Billions, whose fourth season premiered on Sunday, is the ultimate Hegelian tragedy. Hedge fund king Bobby Axelrod and ruthless prosecutor Chuck Rhodes are equally clever, vengeful, and willing to do anything to achieve their goals. They both believe that they are in the right, which justifies any of their actions. They’re evenly matched, but use different tactics, and their goals (to take down the other man at any cost) are equal but opposite.

This formula is a big part of why seasons 1-3 are some of the best television ever produced, in my humble opinion. But nothing lasts forever, and it looks like season 4 is going to be even better because it blatantly ignores said formula. Very mild spoilers to follow…nothing that wasn’t in the trailer, but consider yourself warned.

The showrunners of Billions seem to know that, just like in business, you start dying when you stop growing. So they completely changed the premise of the show, and had Rhodes and Axelrod team up. A show that has previously been defined by two men’s bitter rivalry now follows them working together to destroy mutual enemies. It’s a brilliant move, and I for one can’t wait to see where it goes.

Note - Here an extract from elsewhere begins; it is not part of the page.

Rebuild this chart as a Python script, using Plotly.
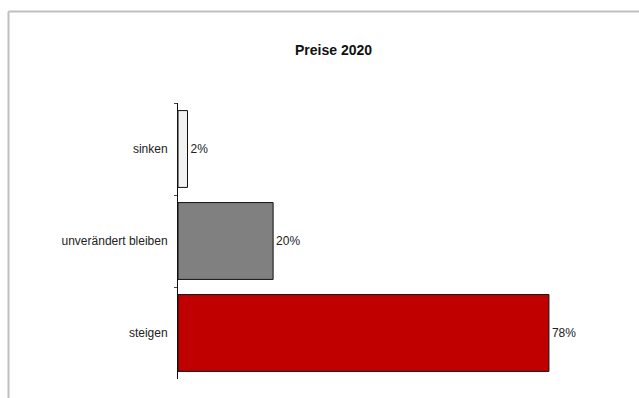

From a TV writing standpoint, there’s a lesson to be learned here. I don’t know if the show was based on Hegel or not, but it clearly follows the rules at first. Seasons one and two are classically structured, and is no less thrilling because of that. It’s a reminder that rules exist for a reason. The new season is equally riveting because it’s completely ignoring those rules. Both approaches are valid, and can lead to success on their own. But combine them, as Billions has, and you can create something incredibly special.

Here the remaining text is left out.